One key driver of the affordability crisis: a chronic shortage of new housing construction, which has not recovered from the Great Recession. This has resulted in a 3.79-million-unit gap in home production, according to Up for Growth, a think tank focused on addressing the country’s housing shortage.
“Restrictive and exclusionary zoning, artificial barriers and NIMBY opposition have combined to create an unprecedented and persistent housing shortage,” said Up for Growth CEO Mike Kingsella.
Kingsella noted failure to address these issues will create lower economic output and fewer opportunities for everyone. “Families and individuals will be forced to pay higher rents, the equity gap will widen and transportation costs will rise as people are forced to travel greater distances for work and education,” he said.
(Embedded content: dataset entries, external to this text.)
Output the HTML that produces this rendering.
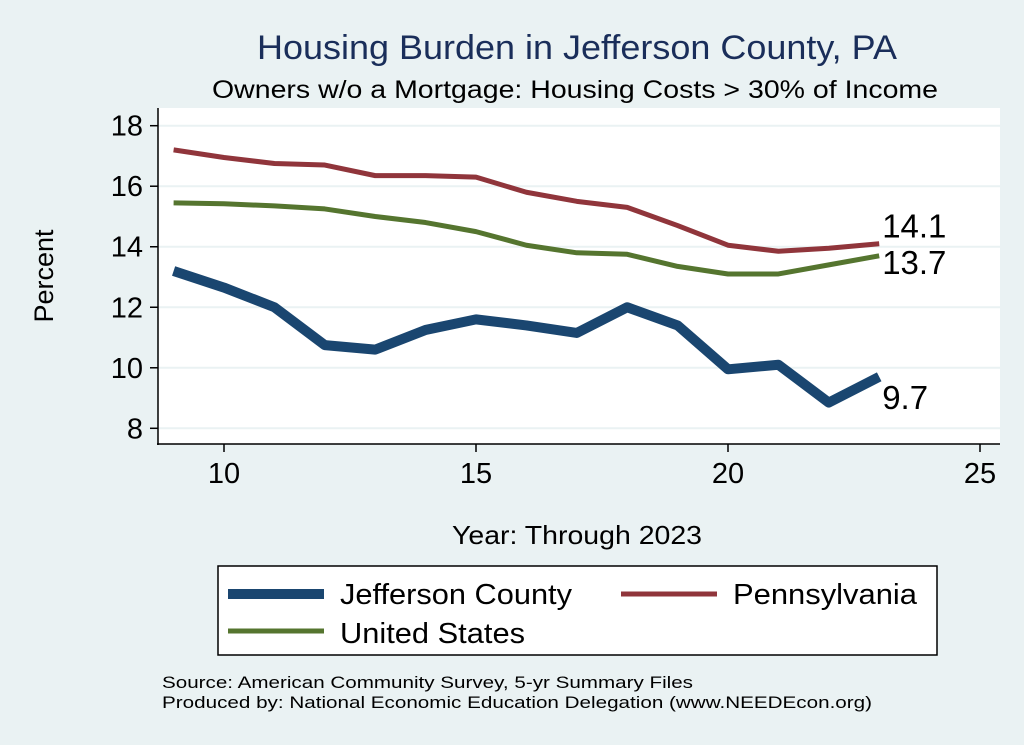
<!DOCTYPE html>
<html><head><meta charset="utf-8"><style>
body{margin:0;background:#eaf2f3;font-family:"Liberation Sans",Arial,sans-serif}
svg{display:block}
</style></head><body>
<svg width="1024" height="745">
<rect width="1024" height="745" fill="#eaf2f3"/>
<text x="257" y="59" font-size="34" fill="#1a2e5a" textLength="640" lengthAdjust="spacingAndGlyphs">Housing Burden in Jefferson County, PA</text>
<text x="212" y="98" font-size="25" fill="#000" textLength="726" lengthAdjust="spacingAndGlyphs">Owners w/o a Mortgage: Housing Costs &gt; 30% of Income</text>
<rect x="158" y="108" width="842" height="336" fill="#fff"/>
<g id="grid"></g><g id="axes"></g><g id="series"></g>
<text transform="translate(53,276) rotate(-90)" font-size="27" text-anchor="middle">Percent</text>
<text x="452" y="544" font-size="26" textLength="250" lengthAdjust="spacingAndGlyphs">Year: Through 2023</text>
<g>
<rect x="218" y="566" width="719" height="89" fill="#fff" stroke="#000" stroke-width="1.5"/>
<line x1="228" y1="594" x2="324" y2="594" stroke="#1a4670" stroke-width="10"/>
<text x="340" y="604" font-size="29" textLength="232" lengthAdjust="spacingAndGlyphs">Jefferson County</text>
<line x1="621" y1="594" x2="717" y2="594" stroke="#90353b" stroke-width="5"/>
<text x="733" y="604" font-size="29" textLength="184" lengthAdjust="spacingAndGlyphs">Pennsylvania</text>
<line x1="228" y1="631" x2="324" y2="631" stroke="#55752f" stroke-width="5"/>
<text x="340" y="643" font-size="29" textLength="185" lengthAdjust="spacingAndGlyphs">United States</text>
</g>
<text x="162" y="688" font-size="17" textLength="531" lengthAdjust="spacingAndGlyphs">Source: American Community Survey, 5-yr Summary Files</text>
<text x="162" y="708" font-size="17" textLength="710" lengthAdjust="spacingAndGlyphs">Produced by: National Economic Education Delegation (www.NEEDEcon.org)</text>
</svg>
<script>
const years=[9,10,11,12,13,14,15,16,17,18,19,20,21,22,23];
const jefferson=[13.2,12.65,12.0,10.75,10.6,11.25,11.6,11.4,11.15,12.0,11.4,9.95,10.1,8.85,9.7];
const pennsylvania=[17.2,16.95,16.75,16.7,16.35,16.35,16.3,15.8,15.5,15.3,14.7,14.05,13.85,13.95,14.1];
const unitedStates=[15.45,15.42,15.35,15.25,15.0,14.8,14.5,14.05,13.8,13.75,13.35,13.1,13.1,13.4,13.7];
const yTicks=[8,10,12,14,16,18];
const xTicks=[10,15,20,25];
const NS='http://www.w3.org/2000/svg';
const X=v=>224+(v-10)*50.4;
const Y=v=>428.3-(v-8)*30.26;
function mk(p,t,a){const e=document.createElementNS(NS,t);for(const k in a)e.setAttribute(k,a[k]);p.appendChild(e);return e;}
const g=document.getElementById('grid'),ax=document.getElementById('axes'),s=document.getElementById('series');
yTicks.forEach(v=>{
 const l=mk(g,'line',{x1:158,x2:1000,y1:Y(v),y2:Y(v),stroke:'#eaf2f3','stroke-width':2});
 
 
 mk(ax,'line',{x1:150,x2:158,y1:Y(v),y2:Y(v),stroke:'#000','stroke-width':1.5});
 const t=mk(ax,'text',{x:143,y:Y(v)+10,'font-size':29,'text-anchor':'end'});t.textContent=v;
 
 
});
xTicks.forEach(v=>{
 mk(ax,'line',{x1:X(v),x2:X(v),y1:444,y2:452,stroke:'#000','stroke-width':1.5});
 const t=mk(ax,'text',{x:X(v),y:483,'font-size':29,'text-anchor':'middle'});t.textContent=v;
 
 
});
mk(ax,'line',{x1:158,x2:158,y1:108,y2:445,stroke:'#000','stroke-width':1.5});
mk(ax,'line',{x1:157,x2:1000,y1:444,y2:444,stroke:'#000','stroke-width':1.5});
function line(d,c,w,name){
 const p=mk(s,'polyline',{points:d.map((v,i)=>X(years[i])+','+Y(v)).join(' '),fill:'none',stroke:c,'stroke-width':w,'stroke-linejoin':'round'});
 
 
}
line(unitedStates,'#55752f',5,'line-united-states');
line(pennsylvania,'#90353b',5,'line-pennsylvania');
line(jefferson,'#1a4670',10,'line-jefferson-county');
const n=years.length-1;
[[pennsylvania[n],-6,'label-pennsylvania'],[unitedStates[n],18,'label-united-states'],[jefferson[n],32,'label-jefferson']].forEach(([v,dy,nm])=>{
 const t=mk(s,'text',{x:X(years[n])+3,y:Y(v)+dy,'font-size':33});t.textContent=v.toFixed(1);
 
 
});
</script>
</body></html>
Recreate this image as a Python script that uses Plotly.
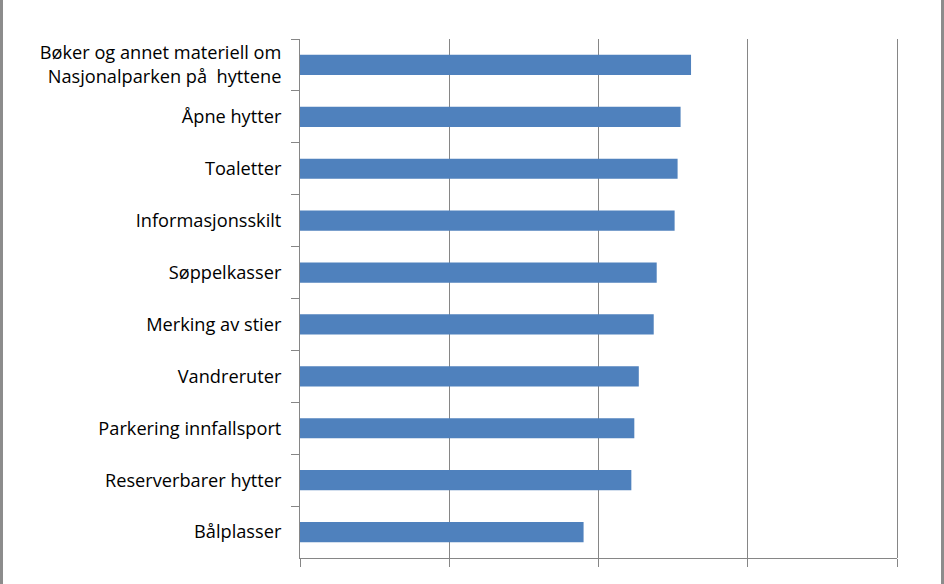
import plotly.graph_objects as go

categories = [
    "Bøker og annet materiell om<br>Nasjonalparken på  hyttene",
    "Åpne hytter",
    "Toaletter",
    "Informasjonsskilt",
    "Søppelkasser",
    "Merking av stier",
    "Vandreruter",
    "Parkering innfallsport",
    "Reserverbarer hytter",
    "Bålplasser",
]
values = [2.62, 2.55, 2.53, 2.51, 2.39, 2.37, 2.27, 2.24, 2.22, 1.90]
x_max = 4

W, H = 944, 584
L, R, T, B = 300, 897, 39, 558
grid = "#868686"

fig = go.Figure(go.Bar(
    x=values, y=categories, orientation="h",
    marker=dict(color="#4F81BD", line=dict(width=0)),
    hoverinfo="x+y",
))

fig.update_layout(
    width=W, height=H,
    margin=dict(l=L, r=W - R, t=T, b=H - B, autoexpand=False),
    paper_bgcolor="white", plot_bgcolor="white",
    bargap=0.61,
    showlegend=False,
    font=dict(family="Open Sans, Noto Sans, sans-serif", size=18.2, color="#000000"),
    xaxis=dict(
        range=[0, x_max], dtick=1, tick0=0,
        showgrid=True, gridcolor=grid, gridwidth=1,
        showline=True, linecolor=grid, linewidth=1,
        ticks="outside", ticklen=8, tickcolor=grid,
        showticklabels=False, zeroline=False, fixedrange=True,
    ),
    yaxis=dict(
        type="category", autorange="reversed",
        tickson="boundaries",
        showgrid=False,
        showline=True, linecolor=grid, linewidth=1,
        ticks="outside", ticklen=8, tickcolor=grid,
        ticklabelstandoff=14,
        zeroline=False, fixedrange=True,
    ),
)

# last vertical gridline at the right edge of the plot area (pixel-crisp, unclipped)
fig.add_shape(type="line", xref="paper", yref="paper",
              xsizemode="pixel", xanchor=1, x0=0.5, x1=0.5,
              y0=0, y1=1,
              line=dict(color=grid, width=1))

# outer chart frame (left and right edges visible in the reference)
def px_to_paper_x(px):
    return (px - L) / (R - L)

for xp in (1.5, 942.5):
    fig.add_shape(type="line", xref="paper", yref="paper",
                  x0=px_to_paper_x(xp), x1=px_to_paper_x(xp),
                  y0=1.2, y1=-0.2,
                  line=dict(color="#8C8C8C", width=3))

fig.write_html("out.html")
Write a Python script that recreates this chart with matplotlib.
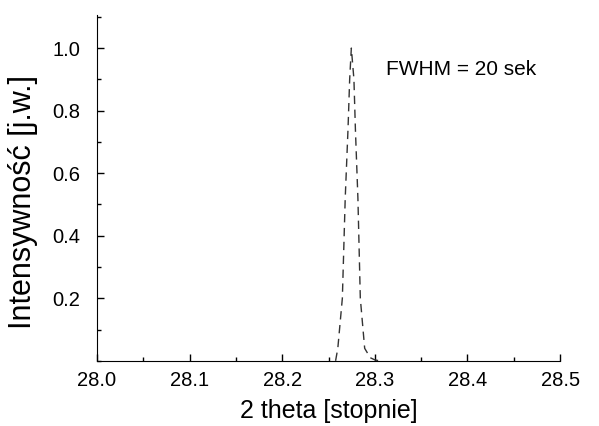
import numpy as np
import matplotlib.pyplot as plt
from matplotlib.ticker import MultipleLocator

# peak profile
theta = [28.2576, 28.2600, 28.2649, 28.2680, 28.2710, 28.2728, 28.2746,
         28.2774, 28.2790, 28.2817, 28.2843, 28.2890, 28.2950, 28.3000, 28.3050]
intensity = [0.0, 0.04, 0.20, 0.52, 0.74, 0.90, 1.00,
             0.90, 0.74, 0.52, 0.20, 0.04, 0.01, 0.003, 0.0]

x_ticks = [28.0, 28.1, 28.2, 28.3, 28.4, 28.5]
y_ticks = [0.2, 0.4, 0.6, 0.8, 1.0]

plt.rcParams['font.family'] = ['Liberation Sans', 'DejaVu Sans']

fig = plt.figure(figsize=(5.99, 4.26), dpi=100)
ax = fig.add_axes([0.162, 0.153, 0.773, 0.812])

ax.plot(theta, intensity, color='#333333', linestyle=(0, (6, 4)), linewidth=1.0)

ax.set_xlim(28.0, 28.5)
ax.set_ylim(0, 1.106)
ax.set_xticks(x_ticks)
ax.set_yticks(y_ticks)
ax.xaxis.set_minor_locator(MultipleLocator(0.05))
ax.yaxis.set_minor_locator(MultipleLocator(0.1))
ax.tick_params(which='both', direction='in', labelsize=14.5, width=1.0)
ax.tick_params(which='major', length=5)
ax.tick_params(which='minor', length=3)
ax.tick_params(axis='y', pad=12)
ax.tick_params(axis='x', pad=7)

for s in ['top', 'right']:
    ax.spines[s].set_visible(False)

ax.set_xlabel('2 theta [stopnie]', fontsize=18, labelpad=7)
ax.set_ylabel('Intensywność [j.w.]', fontsize=22)
ax.yaxis.set_label_coords(-0.127, 0.46)
ax.text(28.312, 0.93, 'FWHM = 20 sek', fontsize=15, va='center')

fig.savefig('out.png', dpi=100)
Zillow asked panelists to select several policies they believe would improve housing affordability and to rank the policies by effectiveness. Changes to zoning ranked first, followed by encouraging governments to approve and build affordable housing more quickly. Other policy changes, such as converting downtown commercial zones to encourage more residential use, providing tax credits to incentivize new home construction and relaxing design requirements such as parking mandates, received modest support from the expert panel compared to zoning reform.
Last year, Zillow surveyed homeowners and renters nationwide and found overwhelming support for increasing housing density in existing neighborhoods. “Allowing even minimal density through zoning reforms–for example, allowing a percentage of single-family lots to house two units–would yield millions of new homes,” the report said.
Terry Loebs, founder of Pulsenomics, Acton, Mass., noted there are no quick fixes for the housing affordability problem, “especially at a time when demand for entry-level homes far exceeds available inventory,” he said. “Supply-side initiatives such as those recommended by this panel may not be easy to implement, but they will be the most effective means to durably improve homeownership affordability and market balance.”